• **Exercise instructions**
Write every line out verbatim and omit the pictures.

• **Recorded information**
>> START

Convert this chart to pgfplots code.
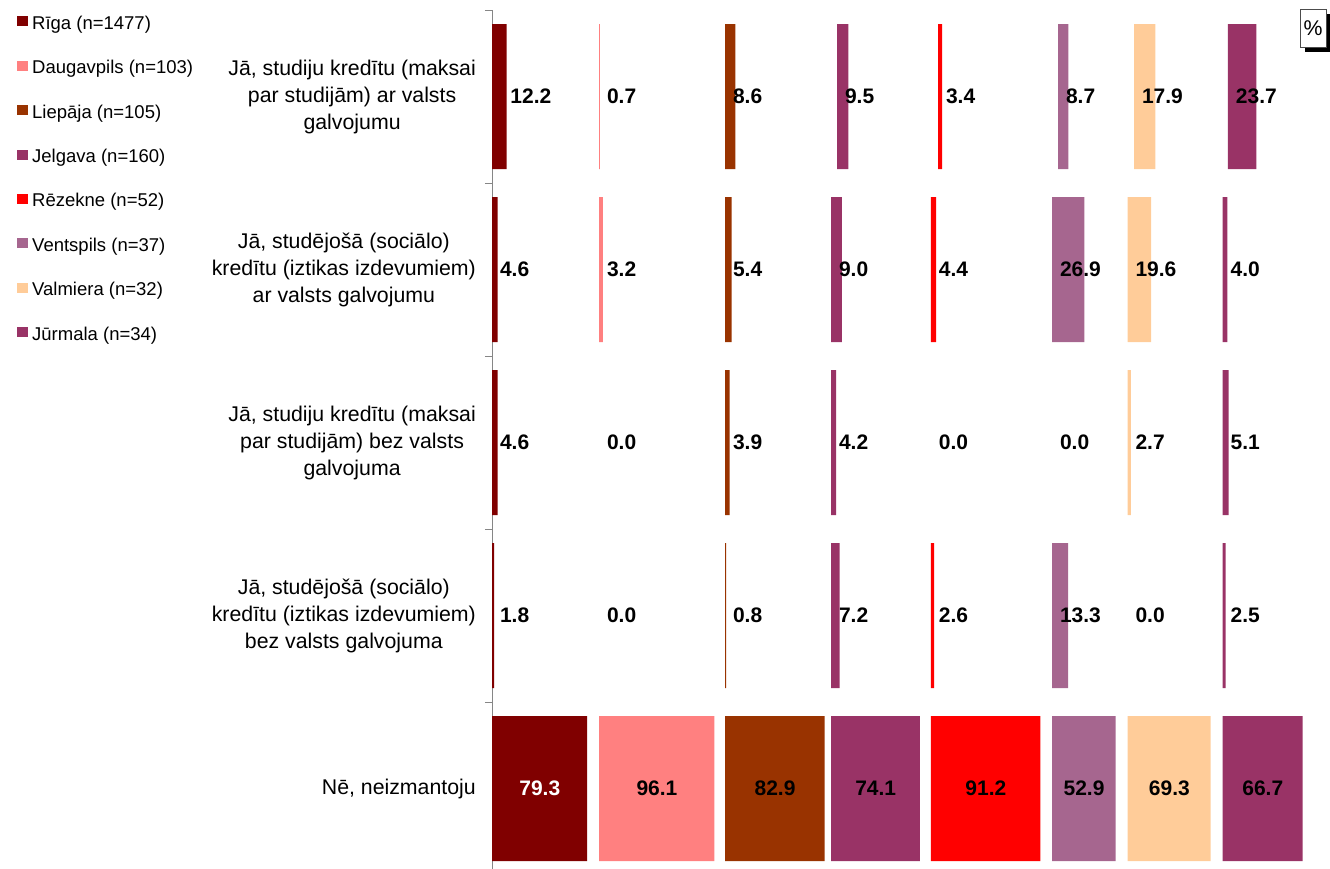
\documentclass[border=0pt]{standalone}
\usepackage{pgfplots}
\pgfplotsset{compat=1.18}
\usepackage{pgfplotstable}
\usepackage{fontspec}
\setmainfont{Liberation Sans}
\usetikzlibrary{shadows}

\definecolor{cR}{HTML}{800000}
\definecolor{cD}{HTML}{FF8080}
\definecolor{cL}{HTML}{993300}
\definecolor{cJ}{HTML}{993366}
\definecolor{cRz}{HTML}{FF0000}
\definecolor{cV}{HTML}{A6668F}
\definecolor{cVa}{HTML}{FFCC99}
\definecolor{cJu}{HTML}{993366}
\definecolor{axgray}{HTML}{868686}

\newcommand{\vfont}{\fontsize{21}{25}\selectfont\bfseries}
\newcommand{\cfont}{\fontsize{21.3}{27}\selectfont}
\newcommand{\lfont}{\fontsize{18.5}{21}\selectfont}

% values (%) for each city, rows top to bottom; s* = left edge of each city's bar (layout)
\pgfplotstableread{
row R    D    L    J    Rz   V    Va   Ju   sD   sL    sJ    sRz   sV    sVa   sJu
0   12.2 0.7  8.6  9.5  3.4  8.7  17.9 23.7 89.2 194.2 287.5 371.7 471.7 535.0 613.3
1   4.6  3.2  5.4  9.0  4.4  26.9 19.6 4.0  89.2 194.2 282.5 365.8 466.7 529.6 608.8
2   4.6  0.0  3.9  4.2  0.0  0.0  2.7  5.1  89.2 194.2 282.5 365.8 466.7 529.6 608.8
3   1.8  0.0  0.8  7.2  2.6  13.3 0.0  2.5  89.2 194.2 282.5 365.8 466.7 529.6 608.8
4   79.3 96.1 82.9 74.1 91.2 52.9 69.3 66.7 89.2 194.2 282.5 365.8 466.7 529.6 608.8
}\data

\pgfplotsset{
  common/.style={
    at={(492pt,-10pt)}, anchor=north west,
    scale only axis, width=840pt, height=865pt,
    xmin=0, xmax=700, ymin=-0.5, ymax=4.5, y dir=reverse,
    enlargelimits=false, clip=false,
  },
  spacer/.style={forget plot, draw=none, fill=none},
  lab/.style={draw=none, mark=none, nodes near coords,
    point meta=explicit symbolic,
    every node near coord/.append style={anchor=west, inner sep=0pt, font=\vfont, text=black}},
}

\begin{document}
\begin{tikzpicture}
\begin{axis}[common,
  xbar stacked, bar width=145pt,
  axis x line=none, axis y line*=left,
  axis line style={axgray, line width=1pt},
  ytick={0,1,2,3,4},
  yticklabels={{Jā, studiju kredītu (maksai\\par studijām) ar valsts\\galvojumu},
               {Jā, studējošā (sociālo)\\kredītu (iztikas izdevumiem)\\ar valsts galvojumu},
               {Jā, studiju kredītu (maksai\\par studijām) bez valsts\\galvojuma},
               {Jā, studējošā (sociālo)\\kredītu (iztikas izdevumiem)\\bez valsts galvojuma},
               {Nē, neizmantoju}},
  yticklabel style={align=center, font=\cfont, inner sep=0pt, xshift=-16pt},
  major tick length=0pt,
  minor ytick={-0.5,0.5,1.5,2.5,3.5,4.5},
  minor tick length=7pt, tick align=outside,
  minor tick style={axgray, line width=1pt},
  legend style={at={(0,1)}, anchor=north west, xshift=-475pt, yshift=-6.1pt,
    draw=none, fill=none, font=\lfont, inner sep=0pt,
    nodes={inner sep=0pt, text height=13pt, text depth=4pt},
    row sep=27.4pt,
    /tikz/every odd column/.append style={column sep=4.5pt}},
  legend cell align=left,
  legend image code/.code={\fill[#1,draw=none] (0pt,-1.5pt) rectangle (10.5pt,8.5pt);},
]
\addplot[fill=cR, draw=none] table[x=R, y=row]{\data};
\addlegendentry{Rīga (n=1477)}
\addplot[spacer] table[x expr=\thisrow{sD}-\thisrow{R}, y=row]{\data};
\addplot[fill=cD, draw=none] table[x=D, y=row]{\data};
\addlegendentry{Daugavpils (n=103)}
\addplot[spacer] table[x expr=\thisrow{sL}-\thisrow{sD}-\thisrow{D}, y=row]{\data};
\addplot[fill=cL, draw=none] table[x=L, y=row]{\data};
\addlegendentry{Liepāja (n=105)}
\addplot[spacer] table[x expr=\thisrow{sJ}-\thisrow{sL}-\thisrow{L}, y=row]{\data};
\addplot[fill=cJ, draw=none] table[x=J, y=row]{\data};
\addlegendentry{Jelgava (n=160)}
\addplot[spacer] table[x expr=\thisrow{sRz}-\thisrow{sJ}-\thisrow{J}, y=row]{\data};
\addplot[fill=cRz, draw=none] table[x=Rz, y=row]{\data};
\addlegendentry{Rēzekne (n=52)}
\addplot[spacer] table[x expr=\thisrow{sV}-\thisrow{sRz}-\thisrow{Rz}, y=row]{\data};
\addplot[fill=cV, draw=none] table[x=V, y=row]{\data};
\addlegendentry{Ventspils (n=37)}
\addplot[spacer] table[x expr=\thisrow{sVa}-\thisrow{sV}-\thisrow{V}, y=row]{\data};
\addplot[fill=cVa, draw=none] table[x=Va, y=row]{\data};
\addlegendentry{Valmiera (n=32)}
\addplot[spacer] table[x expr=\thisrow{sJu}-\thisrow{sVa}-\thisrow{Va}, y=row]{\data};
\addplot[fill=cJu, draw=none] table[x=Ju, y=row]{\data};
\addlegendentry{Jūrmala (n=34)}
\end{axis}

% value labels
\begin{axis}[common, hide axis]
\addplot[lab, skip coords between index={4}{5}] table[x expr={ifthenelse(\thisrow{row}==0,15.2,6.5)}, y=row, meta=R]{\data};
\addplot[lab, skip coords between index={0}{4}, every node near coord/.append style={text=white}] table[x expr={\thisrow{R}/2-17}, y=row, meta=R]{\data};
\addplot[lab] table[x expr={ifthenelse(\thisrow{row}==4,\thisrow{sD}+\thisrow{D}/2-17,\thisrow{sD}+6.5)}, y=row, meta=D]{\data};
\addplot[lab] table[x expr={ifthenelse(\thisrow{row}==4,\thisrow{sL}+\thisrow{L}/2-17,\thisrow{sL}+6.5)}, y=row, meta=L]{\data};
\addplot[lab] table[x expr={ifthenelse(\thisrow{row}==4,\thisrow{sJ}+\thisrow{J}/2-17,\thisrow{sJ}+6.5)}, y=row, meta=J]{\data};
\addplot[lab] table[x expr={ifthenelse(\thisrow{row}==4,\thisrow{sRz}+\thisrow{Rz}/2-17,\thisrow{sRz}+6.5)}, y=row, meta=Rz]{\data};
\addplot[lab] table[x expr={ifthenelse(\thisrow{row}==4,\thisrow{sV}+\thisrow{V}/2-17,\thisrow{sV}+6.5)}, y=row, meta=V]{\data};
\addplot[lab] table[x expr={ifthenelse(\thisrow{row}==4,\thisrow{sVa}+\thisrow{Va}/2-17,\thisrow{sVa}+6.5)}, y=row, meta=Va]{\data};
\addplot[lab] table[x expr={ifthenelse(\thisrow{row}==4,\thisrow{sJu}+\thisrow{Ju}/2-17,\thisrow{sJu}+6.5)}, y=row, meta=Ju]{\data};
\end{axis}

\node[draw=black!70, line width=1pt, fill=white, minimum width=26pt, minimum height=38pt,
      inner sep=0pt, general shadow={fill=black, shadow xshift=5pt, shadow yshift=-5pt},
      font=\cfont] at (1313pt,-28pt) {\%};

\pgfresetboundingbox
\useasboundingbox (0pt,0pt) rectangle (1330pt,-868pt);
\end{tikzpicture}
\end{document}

>> END

• **Result of this task**
Convert this chart to pgfplots code.
\documentclass[border=0pt]{standalone}
\usepackage{pgfplots}
\pgfplotsset{compat=1.18}
\usepackage{pgfplotstable}
\usepackage{fontspec}
\setmainfont{Liberation Sans}
\usetikzlibrary{shadows}

\definecolor{cR}{HTML}{800000}
\definecolor{cD}{HTML}{FF8080}
\definecolor{cL}{HTML}{993300}
\definecolor{cJ}{HTML}{993366}
\definecolor{cRz}{HTML}{FF0000}
\definecolor{cV}{HTML}{A6668F}
\definecolor{cVa}{HTML}{FFCC99}
\definecolor{cJu}{HTML}{993366}
\definecolor{axgray}{HTML}{868686}

\newcommand{\vfont}{\fontsize{21}{25}\selectfont\bfseries}
\newcommand{\cfont}{\fontsize{21.3}{27}\selectfont}
\newcommand{\lfont}{\fontsize{18.5}{21}\selectfont}

% values (%) for each city, rows top to bottom; s* = left edge of each city's bar (layout)
\pgfplotstableread{
row R    D    L    J    Rz   V    Va   Ju   sD   sL    sJ    sRz   sV    sVa   sJu
0   12.2 0.7  8.6  9.5  3.4  8.7  17.9 23.7 89.2 194.2 287.5 371.7 471.7 535.0 613.3
1   4.6  3.2  5.4  9.0  4.4  26.9 19.6 4.0  89.2 194.2 282.5 365.8 466.7 529.6 608.8
2   4.6  0.0  3.9  4.2  0.0  0.0  2.7  5.1  89.2 194.2 282.5 365.8 466.7 529.6 608.8
3   1.8  0.0  0.8  7.2  2.6  13.3 0.0  2.5  89.2 194.2 282.5 365.8 466.7 529.6 608.8
4   79.3 96.1 82.9 74.1 91.2 52.9 69.3 66.7 89.2 194.2 282.5 365.8 466.7 529.6 608.8
}\data

\pgfplotsset{
  common/.style={
    at={(492pt,-10pt)}, anchor=north west,
    scale only axis, width=840pt, height=865pt,
    xmin=0, xmax=700, ymin=-0.5, ymax=4.5, y dir=reverse,
    enlargelimits=false, clip=false,
  },
  spacer/.style={forget plot, draw=none, fill=none},
  lab/.style={draw=none, mark=none, nodes near coords,
    point meta=explicit symbolic,
    every node near coord/.append style={anchor=west, inner sep=0pt, font=\vfont, text=black}},
}

\begin{document}
\begin{tikzpicture}
\begin{axis}[common,
  xbar stacked, bar width=145pt,
  axis x line=none, axis y line*=left,
  axis line style={axgray, line width=1pt},
  ytick={0,1,2,3,4},
  yticklabels={{Jā, studiju kredītu (maksai\\par studijām) ar valsts\\galvojumu},
               {Jā, studējošā (sociālo)\\kredītu (iztikas izdevumiem)\\ar valsts galvojumu},
               {Jā, studiju kredītu (maksai\\par studijām) bez valsts\\galvojuma},
               {Jā, studējošā (sociālo)\\kredītu (iztikas izdevumiem)\\bez valsts galvojuma},
               {Nē, neizmantoju}},
  yticklabel style={align=center, font=\cfont, inner sep=0pt, xshift=-16pt},
  major tick length=0pt,
  minor ytick={-0.5,0.5,1.5,2.5,3.5,4.5},
  minor tick length=7pt, tick align=outside,
  minor tick style={axgray, line width=1pt},
  legend style={at={(0,1)}, anchor=north west, xshift=-475pt, yshift=-6.1pt,
    draw=none, fill=none, font=\lfont, inner sep=0pt,
    nodes={inner sep=0pt, text height=13pt, text depth=4pt},
    row sep=27.4pt,
    /tikz/every odd column/.append style={column sep=4.5pt}},
  legend cell align=left,
  legend image code/.code={\fill[#1,draw=none] (0pt,-1.5pt) rectangle (10.5pt,8.5pt);},
]
\addplot[fill=cR, draw=none] table[x=R, y=row]{\data};
\addlegendentry{Rīga (n=1477)}
\addplot[spacer] table[x expr=\thisrow{sD}-\thisrow{R}, y=row]{\data};
\addplot[fill=cD, draw=none] table[x=D, y=row]{\data};
\addlegendentry{Daugavpils (n=103)}
\addplot[spacer] table[x expr=\thisrow{sL}-\thisrow{sD}-\thisrow{D}, y=row]{\data};
\addplot[fill=cL, draw=none] table[x=L, y=row]{\data};
\addlegendentry{Liepāja (n=105)}
\addplot[spacer] table[x expr=\thisrow{sJ}-\thisrow{sL}-\thisrow{L}, y=row]{\data};
\addplot[fill=cJ, draw=none] table[x=J, y=row]{\data};
\addlegendentry{Jelgava (n=160)}
\addplot[spacer] table[x expr=\thisrow{sRz}-\thisrow{sJ}-\thisrow{J}, y=row]{\data};
\addplot[fill=cRz, draw=none] table[x=Rz, y=row]{\data};
\addlegendentry{Rēzekne (n=52)}
\addplot[spacer] table[x expr=\thisrow{sV}-\thisrow{sRz}-\thisrow{Rz}, y=row]{\data};
\addplot[fill=cV, draw=none] table[x=V, y=row]{\data};
\addlegendentry{Ventspils (n=37)}
\addplot[spacer] table[x expr=\thisrow{sVa}-\thisrow{sV}-\thisrow{V}, y=row]{\data};
\addplot[fill=cVa, draw=none] table[x=Va, y=row]{\data};
\addlegendentry{Valmiera (n=32)}
\addplot[spacer] table[x expr=\thisrow{sJu}-\thisrow{sVa}-\thisrow{Va}, y=row]{\data};
\addplot[fill=cJu, draw=none] table[x=Ju, y=row]{\data};
\addlegendentry{Jūrmala (n=34)}
\end{axis}

% value labels
\begin{axis}[common, hide axis]
\addplot[lab, skip coords between index={4}{5}] table[x expr={ifthenelse(\thisrow{row}==0,15.2,6.5)}, y=row, meta=R]{\data};
\addplot[lab, skip coords between index={0}{4}, every node near coord/.append style={text=white}] table[x expr={\thisrow{R}/2-17}, y=row, meta=R]{\data};
\addplot[lab] table[x expr={ifthenelse(\thisrow{row}==4,\thisrow{sD}+\thisrow{D}/2-17,\thisrow{sD}+6.5)}, y=row, meta=D]{\data};
\addplot[lab] table[x expr={ifthenelse(\thisrow{row}==4,\thisrow{sL}+\thisrow{L}/2-17,\thisrow{sL}+6.5)}, y=row, meta=L]{\data};
\addplot[lab] table[x expr={ifthenelse(\thisrow{row}==4,\thisrow{sJ}+\thisrow{J}/2-17,\thisrow{sJ}+6.5)}, y=row, meta=J]{\data};
\addplot[lab] table[x expr={ifthenelse(\thisrow{row}==4,\thisrow{sRz}+\thisrow{Rz}/2-17,\thisrow{sRz}+6.5)}, y=row, meta=Rz]{\data};
\addplot[lab] table[x expr={ifthenelse(\thisrow{row}==4,\thisrow{sV}+\thisrow{V}/2-17,\thisrow{sV}+6.5)}, y=row, meta=V]{\data};
\addplot[lab] table[x expr={ifthenelse(\thisrow{row}==4,\thisrow{sVa}+\thisrow{Va}/2-17,\thisrow{sVa}+6.5)}, y=row, meta=Va]{\data};
\addplot[lab] table[x expr={ifthenelse(\thisrow{row}==4,\thisrow{sJu}+\thisrow{Ju}/2-17,\thisrow{sJu}+6.5)}, y=row, meta=Ju]{\data};
\end{axis}

\node[draw=black!70, line width=1pt, fill=white, minimum width=26pt, minimum height=38pt,
      inner sep=0pt, general shadow={fill=black, shadow xshift=5pt, shadow yshift=-5pt},
      font=\cfont] at (1313pt,-28pt) {\%};

\pgfresetboundingbox
\useasboundingbox (0pt,0pt) rectangle (1330pt,-868pt);
\end{tikzpicture}
\end{document}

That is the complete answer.